Standard Deviation
A measure of the average amount of variability in a dataset, representing how spread out values are from the mean, calculated as the square root of the variance.
What Is Standard Deviation?
Standard deviation (SD) measures how spread out a set of values is around their average. A small SD means values cluster tightly; a large SD means they scatter widely. It is the workhorse spread statistic because it shares the same units as the data, making it easy to interpret alongside the mean.
Also Known As
- Data science teams: sigma, sd, standard error (for sampling distributions)

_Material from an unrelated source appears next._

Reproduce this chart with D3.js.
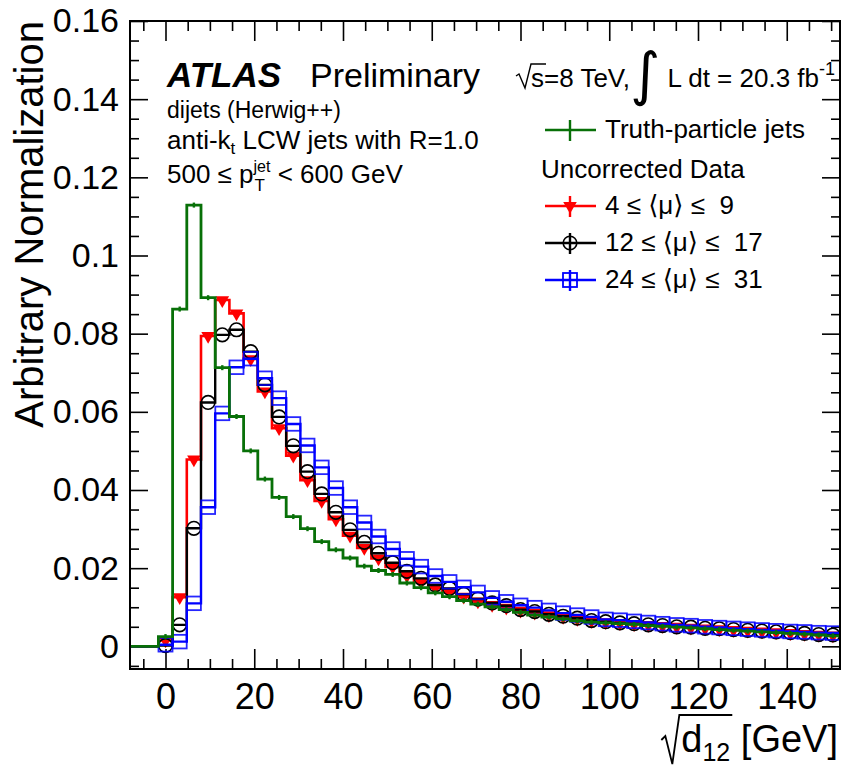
<!DOCTYPE html>
<html>
<head>
<meta charset="utf-8">
<script src="https://cdn.jsdelivr.net/npm/d3@7"></script>
<style>
body{margin:0;background:#fff;}
svg text{font-family:"Liberation Sans",Arial,Helvetica,"DejaVu Sans",sans-serif;fill:#000;white-space:pre;}
</style>
</head>
<body>
<div id="chart"></div>
<script>
// sqrt(d12) bins, 3.2 GeV wide
const binCenters=[-6.4,-3.2,0,3.2,6.4,9.6,12.8,16,19.2,22.4,25.6,28.8,32,35.2,38.4,41.6,44.8,48,51.2,54.4,
  57.6,60.8,64,67.2,70.4,73.6,76.8,80,83.2,86.4,89.6,92.8,96,99.2,102.4,105.6,108.8,112,115.2,118.4,
  121.6,124.8,128,131.2,134.4,137.6,140.8,144,147.2,150.4];
const halfBin=1.6;

const truthJets=[0,0,0.0025,0.0863,0.1129,0.0892,0.0713,0.0588,0.0500,0.0428,0.0381,0.0332,0.0301,0.0268,0.0247,0.0226,0.0205,0.0194,0.0184,0.0162,
  0.0150,0.0137,0.0127,0.0117,0.0108,0.0101,0.0094,0.0087,0.0080,0.0075,0.0070,0.0065,0.0062,0.0060,0.0058,0.0056,0.0053,0.0051,0.0049,0.0047,
  0.0045,0.0043,0.0041,0.0039,0.0037,0.0035,0.0033,0.0031,0.0029,0.0027];
const mu4to9=[0,0,0.0015,0.0126,0.0478,0.0794,0.0886,0.0852,0.0735,0.0652,0.0558,0.0488,0.0425,0.0372,0.0325,0.0283,0.0252,0.0225,0.0203,0.0181,
  0.0165,0.0150,0.0140,0.0127,0.0115,0.0106,0.0099,0.0091,0.0086,0.0080,0.0075,0.0070,0.0065,0.0062,0.0059,0.0057,0.0055,0.0052,0.0050,0.0048,
  0.0046,0.0044,0.0042,0.0040,0.0038,0.0036,0.0034,0.0032,0.0030,0.0028];
const mu12to17=[0,0,0.0002,0.0055,0.0302,0.0624,0.0797,0.0810,0.0754,0.0669,0.0587,0.0513,0.0447,0.0390,0.0343,0.0298,0.0266,0.0238,0.0214,0.0192,
  0.0174,0.0157,0.0148,0.0133,0.0121,0.0111,0.0104,0.0094,0.0089,0.0082,0.0077,0.0072,0.0066,0.0063,0.0060,0.0058,0.0055,0.0053,0.0050,0.0049,
  0.0046,0.0045,0.0043,0.0041,0.0039,0.0037,0.0035,0.0033,0.0030,0.0029];
const mu24to31=[0,0,0.0004,0.0012,0.0110,0.0356,0.0596,0.0714,0.0736,0.0686,0.0635,0.0569,0.0514,0.0458,0.0405,0.0356,0.0317,0.0281,0.0249,0.0224,
  0.0204,0.0180,0.0165,0.0151,0.0138,0.0124,0.0114,0.0105,0.0099,0.0092,0.0085,0.0080,0.0075,0.0069,0.0067,0.0064,0.0061,0.0058,0.0055,0.0053,
  0.0050,0.0048,0.0046,0.0044,0.0042,0.0040,0.0038,0.0037,0.0035,0.0034];

const xMajorTicks=[0,20,40,60,80,100,120,140];
const xTickLabels=["0","20","40","60","80","100","120","140"];
const yMajorTicks=[0,0.02,0.04,0.06,0.08,0.1,0.12,0.14,0.16];
const yTickLabels=["0","0.02","0.04","0.06","0.08","0.1","0.12","0.14","0.16"];

const green="#087008", red="#ff0000", blue="#0000ff";

const svg=d3.select("#chart").append("svg").attr("width",842).attr("height",767);
const x=d3.scaleLinear().domain([-8,152]).range([130,840]);
const y=d3.scaleLinear().domain([-0.0058,0.16]).range([669,21]);

// ---- axes (ticks inward, ROOT style)
const xMinor=d3.range(-1,31).map(k=>k*5).filter(v=>v%20!==0);
const yMinor=d3.range(-1,33).map(k=>k*0.005).filter((v,i)=>(i-1)%4!==0);

function axisG(ax,tr){
  const g=svg.append("g").attr("transform",tr).call(ax);
  g.select(".domain").remove();
  g.selectAll("line").attr("stroke","#000").attr("stroke-width",1.6);
  return g;
}
const xb=axisG(d3.axisBottom(x).tickValues(xMajorTicks).tickFormat((d,i)=>xTickLabels[i]).tickSize(-20).tickPadding(14),"translate(0,669)");
xb.selectAll("text").attr("font-size",36).attr("font-family",null);
axisG(d3.axisBottom(x).tickValues(xMinor).tickFormat("").tickSize(-10),"translate(0,669)");
axisG(d3.axisTop(x).tickValues(xMajorTicks).tickFormat("").tickSize(-20),"translate(0,21)");
axisG(d3.axisTop(x).tickValues(xMinor).tickFormat("").tickSize(-10),"translate(0,21)");
const yl=axisG(d3.axisLeft(y).tickValues(yMajorTicks).tickFormat((d,i)=>yTickLabels[i]).tickSize(-18).tickPadding(11),"translate(130,0)");
yl.selectAll("text").attr("font-size",34).attr("font-family",null);
axisG(d3.axisLeft(y).tickValues(yMinor).tickFormat("").tickSize(-9),"translate(130,0)");
axisG(d3.axisRight(y).tickValues(yMajorTicks).tickFormat("").tickSize(-18),"translate(840,0)");
axisG(d3.axisRight(y).tickValues(yMinor).tickFormat("").tickSize(-9),"translate(840,0)");

// ---- histograms
const plot=svg.append("g");
const step=d3.line().x(d=>x(d[0])).y(d=>y(d[1])).curve(d3.curveStepAfter);
function stepPts(vals){
  const p=binCenters.map((c,i)=>[c-halfBin,vals[i]]);
  p.push([binCenters[binCenters.length-1]+halfBin,vals[vals.length-1]]);
  return p;
}
function drawStep(vals,col,w){
  plot.append("path").attr("d",step(stepPts(vals))).attr("fill","none").attr("stroke",col).attr("stroke-width",w);
}
const pts=vals=>binCenters.map((c,i)=>({c,v:vals[i]})).filter(d=>d.v>0);
const triDown=d3.symbol().type(d3.symbolTriangle).size(80);

// red 4<=mu<=9
drawStep(mu4to9,red,2.6);
plot.selectAll(".tri").data(pts(mu4to9)).join("path")
  .attr("d",triDown).attr("transform",d=>`translate(${x(d.c)},${y(d.v)}) rotate(180)`)
  .attr("fill",red);
// black 12<=mu<=17
drawStep(mu12to17,"#000",2.4);
plot.selectAll(".circ").data(pts(mu12to17)).join("circle")
  .attr("cx",d=>x(d.c)).attr("cy",d=>y(d.v)).attr("r",6.8)
  .attr("fill","none").attr("stroke","#000").attr("stroke-width",1.6);
// blue 24<=mu<=31
drawStep(mu24to31,blue,2.4);
plot.selectAll(".sq").data(pts(mu24to31)).join("rect")
  .attr("x",d=>x(d.c)-7).attr("y",d=>y(d.v)-6.8).attr("width",14).attr("height",13.6)
  .attr("fill","none").attr("stroke",blue).attr("stroke-width",1.8).attr("stroke-opacity",0.85);
// truth
drawStep(truthJets,green,2.8);
plot.selectAll(".err").data(pts(truthJets)).join("line")
  .attr("x1",d=>x(d.c)).attr("x2",d=>x(d.c)).attr("y1",d=>y(d.v)-2.5).attr("y2",d=>y(d.v)+2.5)
  .attr("stroke",green).attr("stroke-width",2.4);

// frame
svg.append("rect").attr("x",130).attr("y",21).attr("width",710).attr("height",648)
  .attr("fill","none").attr("stroke","#000").attr("stroke-width",2);

// ---- axis titles
svg.append("text").attr("transform","translate(43,21) rotate(-90)").attr("text-anchor","end")
  .attr("font-size",40).text("Arbitrary Normalization");

const xt=svg.append("text").attr("y",752).attr("font-size",38);
const xtD=xt.append("tspan").text("d");
const xtS=xt.append("tspan").attr("font-size",25).attr("dy",9).text("12");
xt.append("tspan").attr("dy",-9).text(" [GeV]");
const xtW=xt.node().getComputedTextLength();
const xt0=838-xtW;
xt.attr("x",xt0);
const dW=xtD.node().getComputedTextLength()+xtS.node().getComputedTextLength();
svg.append("path").attr("d",`M${xt0-20},740 L${xt0-16},736 L${xt0-9},764 L${xt0-2},715 L${xt0+dW+2},715`)
  .attr("fill","none").attr("stroke","#000").attr("stroke-width",1.8);

// ---- labels
const lab=svg.append("g");
lab.append("text").attr("x",167).attr("y",87).attr("font-size",35).attr("font-weight","bold").attr("font-style","italic").text("ATLAS");
lab.append("text").attr("x",310).attr("y",87).attr("font-size",34).text("Preliminary");
lab.append("text").attr("x",167).attr("y",118).attr("font-size",23).text("dijets (Herwig++)");
const t2=lab.append("text").attr("x",167).attr("y",149).attr("font-size",26);
t2.append("tspan").text("anti-k");
t2.append("tspan").attr("font-size",17).attr("dy",5).text("t");
t2.append("tspan").attr("dy",-5).text(" LCW jets with R=1.0");
const t3=lab.append("text").attr("x",167).attr("y",183).attr("font-size",26);
t3.append("tspan").text("500 ≤ p");
const sup=t3.append("tspan").attr("font-size",16).attr("dy",-11).text("jet");
const sub=t3.append("tspan").attr("font-size",17).attr("dy",19).text("T");
const rest=t3.append("tspan").attr("dy",-8).text(" < 600 GeV");
const supW=sup.node().getComputedTextLength(), subW=sub.node().getComputedTextLength();
sub.attr("dx",-supW+1);
rest.attr("dx",supW-subW-1);

// header
const h=lab.append("text").attr("x",531).attr("y",87).attr("font-size",26);
h.append("tspan").text("s=8 TeV,");
h.append("tspan").attr("font-size",58).attr("dy",7).attr("font-family","DejaVu Sans").text("∫");
h.append("tspan").attr("dy",-7).text(" L dt = 20.3 fb");
h.append("tspan").attr("font-size",18).attr("dy",-12).text("-1");
lab.append("path").attr("d","M516,76 L519,74 L525,88 L531,64 L546,64").attr("fill","none").attr("stroke","#000").attr("stroke-width",1.4);

// ---- legend
const legendNames=["Truth-particle jets","4 ≤ ⟨μ⟩ ≤  9","12 ≤ ⟨μ⟩ ≤  17","24 ≤ ⟨μ⟩ ≤  31"];
const legendCols=[green,red,"#000",blue];
const legendY=[130,206,243,280];
const lg=svg.append("g");
legendNames.forEach((name,i)=>{
  const yy=legendY[i];
  lg.append("line").attr("x1",545).attr("x2",596).attr("y1",yy).attr("y2",yy).attr("stroke",legendCols[i]).attr("stroke-width",2.4);
  lg.append("line").attr("x1",570).attr("x2",570).attr("y1",yy-10).attr("y2",yy+11).attr("stroke",legendCols[i]).attr("stroke-width",2.4);
  if(i===1) lg.append("path").attr("d",triDown).attr("transform",`translate(570,${yy}) rotate(180)`).attr("fill",red);
  if(i===2) lg.append("circle").attr("cx",570).attr("cy",yy).attr("r",6.8).attr("fill","none").attr("stroke","#000").attr("stroke-width",1.6);
  if(i===3) lg.append("rect").attr("x",563).attr("y",yy-7).attr("width",14).attr("height",14).attr("fill","none").attr("stroke",blue).attr("stroke-width",1.8);
  lg.append("text").attr("x",605).attr("y",yy+8).attr("font-size",26).text(name);
});
lg.append("text").attr("x",541).attr("y",178).attr("font-size",26).text("Uncorrected Data");
</script>
</body>
</html>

- Growth teams: spread, volatility
- Marketing teams: variability, noise level
- Engineering teams: sigma, jitter, deviation
How It Works
Imagine an A/B test measuring revenue-per-visitor with a mean of $12 and an SD of $40 across 10,000 visitors. The SD tells you a typical visitor deviates from the mean by about $40, which is huge relative to the mean itself. This signals the metric is noisy and you will need a large sample to detect a small lift. If a second metric (time on site) has mean 120 seconds and SD 30 seconds, the coefficient of variation is much smaller and the metric is much easier to test.
Best Practices
- Do report SD alongside the mean so readers can gauge noise.
- Do use the coefficient of variation (SD / mean) to compare variability across metrics on different scales.
- Do winsorize or cap outliers when SD is being dragged by a handful of extreme values.
- Do not confuse SD (describing the data) with standard error (describing the estimate of the mean).
- Do not interpret raw SD without thinking about the unit and the mean.
Common Mistakes
- Reporting SD for heavily skewed revenue data as if it meaningfully describes typical behavior.
- Using SD from the full population when the relevant number is the standard error of the mean.
- Ignoring SD when planning experiments, then being surprised by low power.
Industry Context
- SaaS/B2B: Revenue metrics have extreme SDs because of a few whale accounts; median and trimmed means often tell a clearer story.
- Ecommerce/DTC: Order-value SD is typically 1-2x the mean, which sets your minimum sample requirements.
- Lead gen/services: Lead-quality scoring has high variance; SD shapes the confidence you can have in a lift estimate.
The Behavioral Science Connection
Humans systematically underestimate variability. Tversky and Kahneman's "availability heuristic" leads us to think our recent data is representative, so we underweight the true SD. This produces overconfidence in small samples and explains why practitioners keep getting surprised when "winners" fail to replicate.
Key Takeaway
Standard deviation is the single most important number in experiment design; it determines how much traffic you need.